Milky Way Galaxy (2014)
Milky Way Galaxy is based John Updike’s novel The Centaur, which chronicles the complex relationships between a father and son. Shot on 35mm film, a rarity for a short, Skopina made the film as a tribute to Updike. “In choosing the film’s colour scheme, I studied the works of Andrew Wyeth extensively (an American realist painter). Updike and Wyeth were like twin brothers. They even had similar intonations.”
St Petersburg-based documentary filmmaker Maria Popritsak, the youngest of the group at 22 years old, has come to be known for her highly informative and visually rich films. After completing her first major short, I’m Here (2013), last year, Popritsak now hopes to focus on her first full-length feature about the Siege of Leningrad. A highly sensitive topic in Russia, Popritsak fears that she may have problems obtaining funding for such a film, especially from the Minsitry of Culture. “Apparantly I'm too young to take on such a serious topic,” she explains. “But I want to create something that’s a mix of video art and traditional documentary.

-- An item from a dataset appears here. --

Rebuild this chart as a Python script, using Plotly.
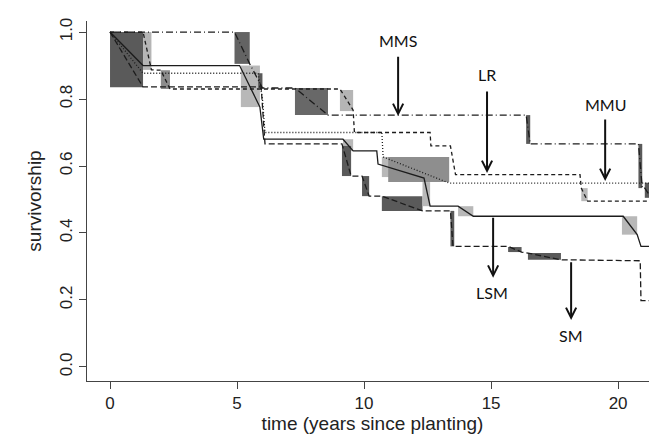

Cinematic depictions of the siege are often rendered as a kind of dull postcard but I want to breathe life into the subject.”
I’m here (2013)
In I’m here, Popritsak skilfully weaves together a series of portraits of young Russians, who although unknown to each other are united through their age — they are all in their 20s — and their location in St Petersburg. Shot over the course of one day, the film shifts between life’s minutiae and sweeping views across the city. The result is a highly lyrical documentary that blurs the lines between fiction and reality.